Im Sommer bekommen sie zukünftig den Strom fast umsonst. Stellen sie sich doch mal dieses Innovations- und Investitionsprogramm vor, wenn 1000 Ideen zur Nutzung von Stromüberschüssen im ganzen Land entstehen. Dies wird möglich ohne jedes Förderprogramm von Regierungen und Ländern. So ist es doch mit landwirtschaftlichen Erzeugnissen genauso. Es gibt da viele Wege zur Konservierung, Lagerung und Speicherung. Ein bisschen Mut zur politischen Gestaltung unserer Zukunft würde auch Berlin wieder gut tun. Also sich nicht beirren lassen, Atomkraftwerke sofort abschalten, weiter Sonne und Wind lokal aufbauen und wie wir in Köln hier sagen:

„Net schwaade, laade“!

Milk the Sun: Und warum heißt Ihr Unternehmen eigentlich wie die englische Bezeichnung für Spiegelei?

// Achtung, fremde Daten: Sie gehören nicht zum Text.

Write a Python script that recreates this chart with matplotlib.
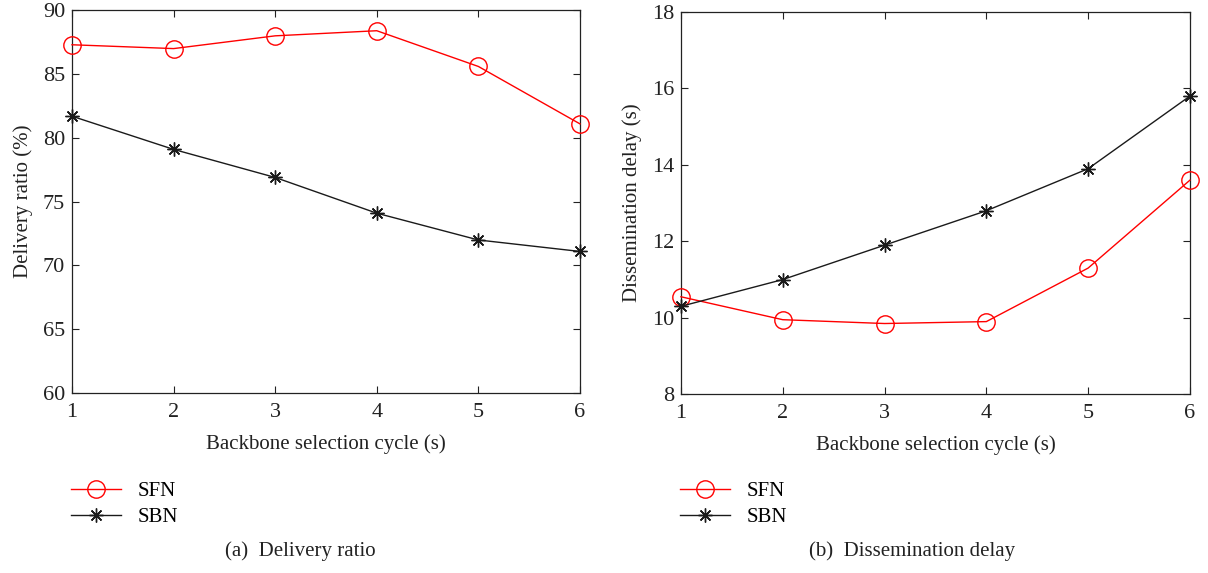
import matplotlib
matplotlib.use('Agg')
import matplotlib.pyplot as plt

plt.rcParams['font.family'] = ['Liberation Serif', 'DejaVu Serif']

# Data
cycles = [1, 2, 3, 4, 5, 6]
ratio_sfn = [87.3, 87.0, 88.0, 88.4, 85.6, 81.1]
ratio_sbn = [81.7, 79.1, 76.9, 74.1, 72.0, 71.1]
delay_sfn = [10.55, 9.95, 9.85, 9.9, 11.3, 13.6]
delay_sbn = [10.3, 11.0, 11.9, 12.8, 13.9, 15.8]

series_names = ['SFN', 'SBN']
xlabel = 'Backbone selection cycle (s)'

fig = plt.figure(figsize=(12.08, 5.73), dpi=100)
ax1 = fig.add_axes([0.0596, 0.314, 0.4205, 0.668])
ax2 = fig.add_axes([0.5637, 0.312, 0.4213, 0.667])

sfn_style = dict(color='#ff0000', lw=1.0, marker='o', ms=12.5, mfc='none', mec='#ff0000', mew=1.0)
sbn_style = dict(color='#1a1a1a', lw=1.0, marker=(8, 2, 0), ms=10, mec='#1a1a1a', mew=1.0)

panels = [
    (ax1, ratio_sfn, ratio_sbn, (60, 90), range(60, 91, 5), 'Delivery ratio (%)',
     '(a)  Delivery ratio', 0.052, 0.249),
    (ax2, delay_sfn, delay_sbn, (8, 18), range(8, 19, 2), 'Dissemination delay (s)',
     '(b)  Dissemination delay', 0.556, 0.755),
]

for ax, sfn, sbn, ylim, yticks, ylabel, caption, leg_x, cap_x in panels:
    l1, = ax.plot(cycles, sfn, label=series_names[0], clip_on=False, zorder=3, **sfn_style)
    l2, = ax.plot(cycles, sbn, label=series_names[1], clip_on=False, zorder=3, **sbn_style)
    ax.set_xlim(1, 6)
    ax.set_ylim(*ylim)
    ax.set_xticks(cycles)
    ax.set_yticks(list(yticks))
    ax.tick_params(direction='in', top=True, right=True, length=5, width=0.8,
                   labelsize=16, colors='#222222')
    ax.tick_params(axis='x', pad=7)
    ax.tick_params(axis='y', pad=5)
    for s in ax.spines.values():
        s.set_linewidth(0.9)
        s.set_color('#222222')
    ax.set_xlabel(xlabel, fontsize=15, labelpad=9, color='#222222')
    ax.set_ylabel(ylabel, fontsize=15, labelpad=7, color='#222222')
    ax.legend(handles=[l1, l2], loc='upper left', frameon=False, fontsize=15,
              bbox_to_anchor=(leg_x, 0.174),
              bbox_transform=fig.transFigure, handlelength=2.4, handletextpad=0.8,
              labelspacing=0.32, borderaxespad=0)
    fig.text(cap_x, 0.038, caption, ha='center', va='center',
             fontsize=15, color='#222222')

fig.savefig('out.png', dpi=100)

Steinkötter: Als „sunny side up“ charakterisiert man auch den Prozessschritt in der Fertigung von Solarzellen oder Modulen, in dem die aktive Seite der Zelle nach oben prozessiert wird. Am Ende zeigt die „sunny side“ der Module immer zur Sonne also auch nach oben.

In der Mythologie bildet das Ei die perfekte göttliche Form. Das Spiegelei zeigt den Ursprung, sozusagen „das Gelbe vom Ei“ oder die gelbe Sonnenscheibe am weißen Himmel. Sie merken schon, hier bedarf es dann einem Kölsch, um dies genauer zu erläutern. Am besten noch mit einem Ei in der Pfanne dazu, eben „sunny side up“.

Wir bedanken uns bei Herrn Steinkötter für das Interview.